-- PROBLEM TO SOLVE --
Would you return the run of lines that starts at the one with "Emit a Python" and ends at the one with "import plotly.graph_objects as go", ends included, exactly as written and without the images?
● ● ●
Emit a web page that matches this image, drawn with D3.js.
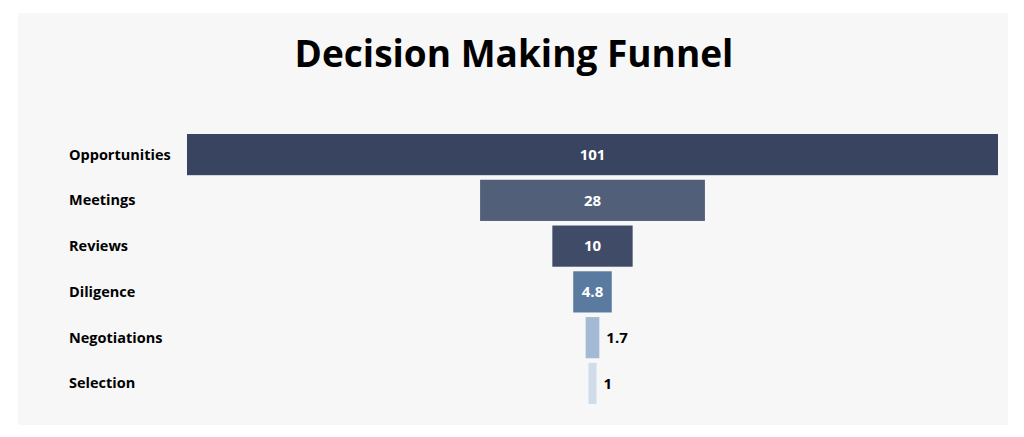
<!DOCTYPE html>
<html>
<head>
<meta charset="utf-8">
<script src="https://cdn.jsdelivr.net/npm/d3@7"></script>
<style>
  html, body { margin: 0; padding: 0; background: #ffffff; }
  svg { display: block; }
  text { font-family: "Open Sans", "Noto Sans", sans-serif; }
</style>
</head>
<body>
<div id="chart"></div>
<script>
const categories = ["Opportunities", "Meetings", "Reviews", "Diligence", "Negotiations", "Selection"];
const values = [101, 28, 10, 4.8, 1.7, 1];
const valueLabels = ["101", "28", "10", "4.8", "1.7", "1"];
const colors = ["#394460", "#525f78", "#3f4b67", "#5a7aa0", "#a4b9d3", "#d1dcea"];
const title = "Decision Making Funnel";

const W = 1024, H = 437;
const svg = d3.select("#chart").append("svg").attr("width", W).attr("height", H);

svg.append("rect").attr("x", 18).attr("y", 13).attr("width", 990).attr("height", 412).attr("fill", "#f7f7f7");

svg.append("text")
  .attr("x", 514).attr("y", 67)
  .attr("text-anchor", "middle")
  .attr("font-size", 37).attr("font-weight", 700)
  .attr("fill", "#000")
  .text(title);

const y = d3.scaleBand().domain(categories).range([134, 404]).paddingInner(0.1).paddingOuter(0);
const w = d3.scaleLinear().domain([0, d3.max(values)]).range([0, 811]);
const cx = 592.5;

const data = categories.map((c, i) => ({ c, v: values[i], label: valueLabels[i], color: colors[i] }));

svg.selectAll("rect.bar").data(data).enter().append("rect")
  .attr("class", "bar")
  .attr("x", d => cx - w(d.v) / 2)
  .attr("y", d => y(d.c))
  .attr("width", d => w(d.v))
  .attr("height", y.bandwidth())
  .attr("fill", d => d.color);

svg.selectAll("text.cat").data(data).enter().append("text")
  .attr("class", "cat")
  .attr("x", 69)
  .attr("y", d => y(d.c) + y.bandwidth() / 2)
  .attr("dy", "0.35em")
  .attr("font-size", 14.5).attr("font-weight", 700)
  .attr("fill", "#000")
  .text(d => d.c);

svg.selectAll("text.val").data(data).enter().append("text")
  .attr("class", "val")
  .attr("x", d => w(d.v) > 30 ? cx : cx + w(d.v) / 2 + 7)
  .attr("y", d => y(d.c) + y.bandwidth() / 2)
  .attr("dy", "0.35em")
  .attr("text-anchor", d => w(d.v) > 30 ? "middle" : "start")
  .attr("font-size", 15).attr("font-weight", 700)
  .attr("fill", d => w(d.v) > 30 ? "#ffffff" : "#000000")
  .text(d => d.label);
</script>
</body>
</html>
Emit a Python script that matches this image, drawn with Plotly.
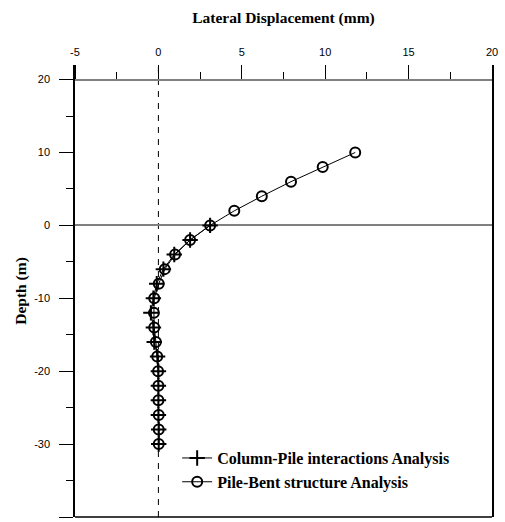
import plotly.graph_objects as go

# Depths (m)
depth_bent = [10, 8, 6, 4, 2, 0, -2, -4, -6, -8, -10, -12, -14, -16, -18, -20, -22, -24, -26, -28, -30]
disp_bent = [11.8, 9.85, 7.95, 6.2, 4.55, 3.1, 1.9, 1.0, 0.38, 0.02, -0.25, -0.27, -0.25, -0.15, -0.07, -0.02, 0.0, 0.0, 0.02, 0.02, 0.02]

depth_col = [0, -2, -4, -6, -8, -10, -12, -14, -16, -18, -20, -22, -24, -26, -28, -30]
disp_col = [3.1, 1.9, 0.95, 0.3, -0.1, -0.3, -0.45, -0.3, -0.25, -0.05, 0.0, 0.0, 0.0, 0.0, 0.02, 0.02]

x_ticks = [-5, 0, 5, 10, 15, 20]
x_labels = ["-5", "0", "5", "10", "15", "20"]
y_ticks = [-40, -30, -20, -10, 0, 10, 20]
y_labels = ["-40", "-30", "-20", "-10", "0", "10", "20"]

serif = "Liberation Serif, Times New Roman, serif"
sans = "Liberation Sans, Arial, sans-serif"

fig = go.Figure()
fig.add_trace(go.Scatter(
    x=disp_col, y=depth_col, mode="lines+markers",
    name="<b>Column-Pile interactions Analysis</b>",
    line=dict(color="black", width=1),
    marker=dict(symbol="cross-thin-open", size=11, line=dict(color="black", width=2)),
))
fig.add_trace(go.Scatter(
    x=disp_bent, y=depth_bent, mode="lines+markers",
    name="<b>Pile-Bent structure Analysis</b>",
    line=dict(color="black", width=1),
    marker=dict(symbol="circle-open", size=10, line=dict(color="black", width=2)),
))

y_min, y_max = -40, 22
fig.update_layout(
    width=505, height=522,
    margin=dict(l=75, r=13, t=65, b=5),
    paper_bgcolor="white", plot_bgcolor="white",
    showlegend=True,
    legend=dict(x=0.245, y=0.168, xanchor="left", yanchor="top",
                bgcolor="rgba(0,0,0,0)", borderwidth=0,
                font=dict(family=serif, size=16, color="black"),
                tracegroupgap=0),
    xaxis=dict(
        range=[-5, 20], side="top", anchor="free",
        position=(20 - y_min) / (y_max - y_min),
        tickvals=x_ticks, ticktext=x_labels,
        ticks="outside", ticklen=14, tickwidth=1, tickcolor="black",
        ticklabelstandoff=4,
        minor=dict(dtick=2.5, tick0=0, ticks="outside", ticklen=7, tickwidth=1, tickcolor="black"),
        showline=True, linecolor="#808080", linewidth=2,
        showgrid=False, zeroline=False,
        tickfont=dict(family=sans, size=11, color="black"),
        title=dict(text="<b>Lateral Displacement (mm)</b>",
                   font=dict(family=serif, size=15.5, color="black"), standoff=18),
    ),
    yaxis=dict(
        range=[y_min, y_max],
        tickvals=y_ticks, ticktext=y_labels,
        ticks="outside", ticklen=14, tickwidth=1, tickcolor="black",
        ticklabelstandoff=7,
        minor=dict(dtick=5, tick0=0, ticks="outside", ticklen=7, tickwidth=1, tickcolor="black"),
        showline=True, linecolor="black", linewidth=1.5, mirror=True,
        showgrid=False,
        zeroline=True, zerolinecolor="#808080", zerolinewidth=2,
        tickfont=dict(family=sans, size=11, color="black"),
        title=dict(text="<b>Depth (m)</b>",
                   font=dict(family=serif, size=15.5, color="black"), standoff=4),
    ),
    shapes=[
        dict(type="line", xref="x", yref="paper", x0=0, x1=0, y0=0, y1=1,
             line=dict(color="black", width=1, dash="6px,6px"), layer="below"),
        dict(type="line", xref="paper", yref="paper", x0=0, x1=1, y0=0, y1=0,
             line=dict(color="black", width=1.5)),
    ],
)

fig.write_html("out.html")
● ● ●
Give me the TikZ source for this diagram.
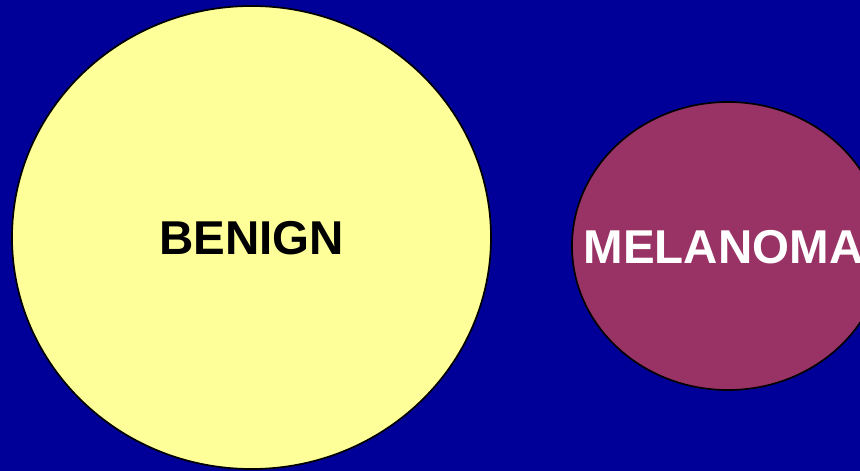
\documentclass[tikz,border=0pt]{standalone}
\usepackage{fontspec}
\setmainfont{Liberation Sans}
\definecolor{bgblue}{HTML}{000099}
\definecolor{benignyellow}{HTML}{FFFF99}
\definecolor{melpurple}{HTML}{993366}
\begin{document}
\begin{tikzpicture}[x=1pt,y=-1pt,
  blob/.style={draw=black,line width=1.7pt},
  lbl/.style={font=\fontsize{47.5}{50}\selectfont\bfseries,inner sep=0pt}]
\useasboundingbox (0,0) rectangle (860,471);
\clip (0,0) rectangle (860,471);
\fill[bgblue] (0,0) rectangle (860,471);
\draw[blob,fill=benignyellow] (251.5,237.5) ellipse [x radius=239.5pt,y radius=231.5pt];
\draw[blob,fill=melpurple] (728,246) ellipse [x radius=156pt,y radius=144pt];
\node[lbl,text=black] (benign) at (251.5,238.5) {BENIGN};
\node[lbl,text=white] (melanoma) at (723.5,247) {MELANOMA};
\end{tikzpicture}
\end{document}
● ● ●
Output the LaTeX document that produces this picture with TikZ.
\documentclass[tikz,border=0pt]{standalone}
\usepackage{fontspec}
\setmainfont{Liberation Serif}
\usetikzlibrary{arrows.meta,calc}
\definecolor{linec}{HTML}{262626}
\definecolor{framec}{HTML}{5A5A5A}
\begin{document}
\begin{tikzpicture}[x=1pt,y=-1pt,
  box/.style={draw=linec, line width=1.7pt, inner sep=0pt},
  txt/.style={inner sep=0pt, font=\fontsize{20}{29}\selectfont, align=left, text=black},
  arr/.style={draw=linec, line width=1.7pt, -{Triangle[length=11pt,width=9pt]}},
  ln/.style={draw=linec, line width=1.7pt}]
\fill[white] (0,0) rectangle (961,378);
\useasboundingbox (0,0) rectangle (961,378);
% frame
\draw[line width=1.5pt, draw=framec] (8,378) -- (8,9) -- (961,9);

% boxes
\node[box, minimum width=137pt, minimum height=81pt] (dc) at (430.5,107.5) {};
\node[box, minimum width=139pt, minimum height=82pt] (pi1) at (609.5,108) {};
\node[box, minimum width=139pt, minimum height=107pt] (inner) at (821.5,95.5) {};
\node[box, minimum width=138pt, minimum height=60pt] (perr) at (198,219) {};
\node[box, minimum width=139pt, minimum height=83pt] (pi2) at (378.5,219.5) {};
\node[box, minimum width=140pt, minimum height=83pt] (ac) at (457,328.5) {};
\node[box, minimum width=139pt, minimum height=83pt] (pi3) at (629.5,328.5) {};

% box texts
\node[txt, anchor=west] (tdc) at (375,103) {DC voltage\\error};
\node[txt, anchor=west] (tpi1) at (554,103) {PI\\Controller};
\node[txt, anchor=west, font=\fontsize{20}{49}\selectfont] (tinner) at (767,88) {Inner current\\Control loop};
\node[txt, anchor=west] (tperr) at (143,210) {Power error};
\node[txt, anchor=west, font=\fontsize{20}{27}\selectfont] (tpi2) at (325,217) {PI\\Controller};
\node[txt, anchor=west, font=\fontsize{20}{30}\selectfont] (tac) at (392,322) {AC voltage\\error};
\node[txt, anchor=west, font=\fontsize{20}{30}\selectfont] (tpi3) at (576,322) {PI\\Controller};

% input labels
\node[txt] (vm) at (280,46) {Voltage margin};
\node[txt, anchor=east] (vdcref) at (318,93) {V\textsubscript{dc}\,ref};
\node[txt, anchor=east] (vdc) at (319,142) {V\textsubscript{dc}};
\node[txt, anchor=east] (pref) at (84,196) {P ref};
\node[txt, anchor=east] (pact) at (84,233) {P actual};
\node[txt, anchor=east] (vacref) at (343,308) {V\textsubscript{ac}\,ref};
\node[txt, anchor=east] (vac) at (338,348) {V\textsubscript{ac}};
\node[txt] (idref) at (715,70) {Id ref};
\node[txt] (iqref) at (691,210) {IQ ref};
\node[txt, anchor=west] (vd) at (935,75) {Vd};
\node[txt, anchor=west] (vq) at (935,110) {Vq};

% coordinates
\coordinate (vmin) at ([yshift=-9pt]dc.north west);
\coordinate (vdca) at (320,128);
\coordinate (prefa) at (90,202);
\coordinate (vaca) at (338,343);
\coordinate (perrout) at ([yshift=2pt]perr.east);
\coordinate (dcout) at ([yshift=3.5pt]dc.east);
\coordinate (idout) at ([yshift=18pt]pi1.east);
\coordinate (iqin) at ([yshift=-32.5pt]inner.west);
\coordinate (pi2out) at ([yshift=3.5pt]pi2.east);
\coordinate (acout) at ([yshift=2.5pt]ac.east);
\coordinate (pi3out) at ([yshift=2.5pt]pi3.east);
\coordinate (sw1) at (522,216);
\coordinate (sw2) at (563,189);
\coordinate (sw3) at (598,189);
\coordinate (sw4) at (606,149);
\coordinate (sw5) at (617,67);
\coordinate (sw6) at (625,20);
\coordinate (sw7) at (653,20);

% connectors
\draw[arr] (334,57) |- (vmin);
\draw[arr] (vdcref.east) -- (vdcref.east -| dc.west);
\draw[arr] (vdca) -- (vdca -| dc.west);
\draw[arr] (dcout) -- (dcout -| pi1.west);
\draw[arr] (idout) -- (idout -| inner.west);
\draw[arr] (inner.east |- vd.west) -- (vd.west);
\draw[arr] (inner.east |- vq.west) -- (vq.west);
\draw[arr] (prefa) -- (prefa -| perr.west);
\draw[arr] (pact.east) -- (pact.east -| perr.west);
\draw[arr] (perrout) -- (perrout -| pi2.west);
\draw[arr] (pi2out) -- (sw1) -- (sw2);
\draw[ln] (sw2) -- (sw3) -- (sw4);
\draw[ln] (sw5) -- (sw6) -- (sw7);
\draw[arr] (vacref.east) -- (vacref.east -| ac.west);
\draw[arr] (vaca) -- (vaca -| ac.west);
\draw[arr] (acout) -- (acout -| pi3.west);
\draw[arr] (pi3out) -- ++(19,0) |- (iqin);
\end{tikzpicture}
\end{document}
● ● ●
-- FINISHED EXERCISE --
Emit a Python script that matches this image, drawn with Plotly.
import plotly.graph_objects as go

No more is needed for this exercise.